A particle leaves a ledge at a height of 4m and hits the ground at 1.2s later landing 2m away horizontally.

find:
The original velocity
The final velocity
The max height acheived

Homework Equations

So I know that for the original velocity:

Vo = D * SQRT(g/2H)

where:
Vo = original velocity
D = how far it landed
g = gravity
H = original height

The Attempt at a Solution

So for my initial velocity with the above equation I get:

Vo = 2 * SQRT( 9.8 / 2 * 4)

= 2.1m/s

Is this method correct?

I'm not sure how to find the final velocity before it hits the ground

Also the max height is surely the original height of 4m as its going down from here. suppose the particle jumped from its position on the ledge could I figure out a max height.

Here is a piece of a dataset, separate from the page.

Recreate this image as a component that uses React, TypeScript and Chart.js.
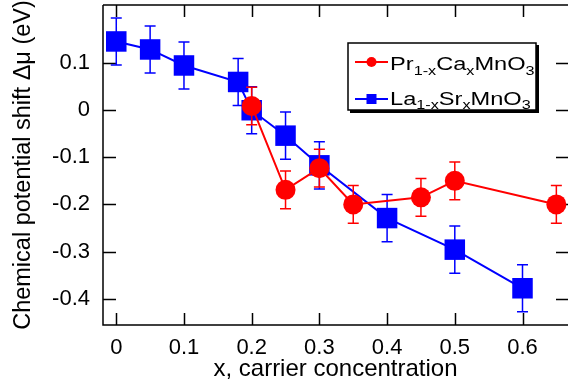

One last thing. could anybody show me how to find an acceleration vector of a projectile. I know how to get the velocity vector using arctangent but I can't find anything on acceleration vectors.

thanks so much,

 

[The Tutor]

A particle leaves a ledge at a height of 4m and hits the ground at 1.2s later landing 2m away horizontally.

find:
The original velocity
The final velocity
The max height achieved

Well I'm presuming the particle is experiencing horizontal projectile motion.To find the original velocity I would use dx=vx+1/2a(t)², where x are the horizontal problems given in the question, such as the particle landing 2 m away horizontally, time can be used in both x and y component equation.

The final velocity would be the velocity upon impact.. now you can use v_2y²=v_1y²+2ad. Because of the horizontal velocity, v_1y would equal zero, simply plug in the other numbers.

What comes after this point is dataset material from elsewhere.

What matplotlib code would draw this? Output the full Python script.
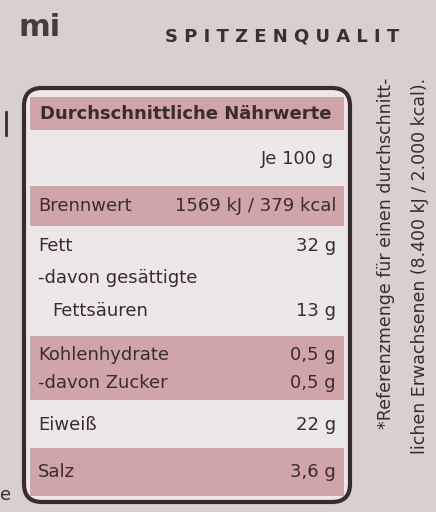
import matplotlib.pyplot as plt
from matplotlib.patches import FancyBboxPatch, Rectangle

plt.rcParams['font.family'] = ['Liberation Sans Narrow', 'DejaVu Sans Condensed', 'DejaVu Sans']

title = "Durchschnittliche Nährwerte"
unit_label = "Je 100 g"
row_labels = ["Brennwert", "Fett", "-davon gesättigte", "Fettsäuren",
              "Kohlenhydrate", "-davon Zucker", "Eiweiß", "Salz"]
row_values = ["1569 kJ / 379 kcal", "32 g", "", "13 g", "0,5 g", "0,5 g", "22 g", "3,6 g"]
footnote = ["*Referenzmenge für einen durchschnitt-",
            "lichen Erwachsenen (8.400 kJ / 2.000 kcal)."]

# (top, bottom, pink?) of the row bands, in pixels
bands = [(97, 130, True), (140, 178, False), (186, 226, True), (232, 330, False),
         (336, 400, True), (406, 442, False), (448, 496, True)]
text_y = [206, 246, 278, 311, 355, 383, 425, 472]

bg = '#d8cfcf'
pink = '#cfa5a8'
white = '#ece8e8'
ink = '#3a2c2e'

fig = plt.figure(figsize=(4.36, 5.12), dpi=100)
ax = fig.add_axes([0, 0, 1, 1])
ax.set_xlim(0, 436)
ax.set_ylim(512, 0)
ax.axis('off')
fig.patch.set_facecolor(bg)

ax.text(18, 28, "mi", fontsize=22, fontweight='bold', color='#4a3a3a', va='center')
ax.text(165, 36, "S P I T Z E N Q U A L I T", fontsize=13, fontweight='bold',
        color='#3a3030', va='center')

box = FancyBboxPatch((24, 88), 326, 414, boxstyle="round,pad=0,rounding_size=18",
                     facecolor=white, edgecolor=ink, linewidth=3)
ax.add_patch(box)
for top, bot, is_pink in bands:
    ax.add_patch(Rectangle((30, top), 314, bot - top, facecolor=pink if is_pink else white,
                           edgecolor='none'))

ax.text(40, 114, title, fontsize=13, fontweight='bold', color=ink, va='center')
ax.text(334, 159, unit_label, fontsize=13, color=ink, va='center', ha='right')
for i, (lab, val) in enumerate(zip(row_labels, row_values)):
    x = 52 if lab == "Fettsäuren" else 38
    ax.text(x, text_y[i], lab, fontsize=13, color=ink, va='center')
    if val:
        ax.text(336, text_y[i], val, fontsize=13, color=ink, va='center', ha='right')

ax.text(386, 78, footnote[0], fontsize=12.5, color=ink, rotation=90, va='center', ha='right',
        rotation_mode='anchor')
ax.text(420, 78, footnote[1], fontsize=12.5, color=ink, rotation=90, va='center', ha='right',
        rotation_mode='anchor')

ax.plot([6, 6], [112, 135], color=ink, lw=2)
ax.text(0, 495, "e", fontsize=13, color=ink, va='center')

fig.savefig('out.png', dpi=100, facecolor=bg)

You can easily find the maximum height after finding the first two parts, try it yourself :P.

 

[ashishsinghal]

Well I'm presuming the particle is experiencing horizontal projectile motion.

No, that is wrong.

 

[ashishsinghal]

So I know that for the original velocity:

Vo = D * SQRT(g/2H)

where:
Vo = original velocity
D = how far it landed
g = gravity
H = original height

For which situation is this true? Doesn't it depend on the angle on which it is thrown?

 

[The Tutor]

For which situation is this true? Doesn't it depend on the angle on which it is thrown?

I said that because there wasn't an angle being given.

 

[ashishsinghal]

Enough information is given to find the angle

 

[jjones1573]

Oh I had found that equation on a thread on yahoo answers where someone had posed a similar question and that was the answer given. So how could I find the angle or is there some resource you could point me to where I could find this?

 

[ashishsinghal]

Let the velocity be u and angle be x.
ucosx.t = 2
and
1/2gt^2 - usinxt = 4

From here use t=1.2 to get usinx, ucosx.

 

[jjones1573]

sorry I'm kind of confused here. Do I need to find the initial velocity first in order to do this?

 

[ashishsinghal]

No, you don't. Obtain usinx and ucosx as above. Divide them to get tanx. You have got the angle in tan

 

[jjones1573]

Ah ok I get it thanks so much!

so to obtain initial velocity do I just find the components. when I get usinx and ucosx I divide them by sinx and cosx and then calculate the intial velocity from these x and y components

Also when calculating the max height I use Viy * t + (0.5)at^2 I use this equation when the projectiles height remains the same at the intial and final stages but in this instance should I add my initial height to the answer or do I need to do somehting else?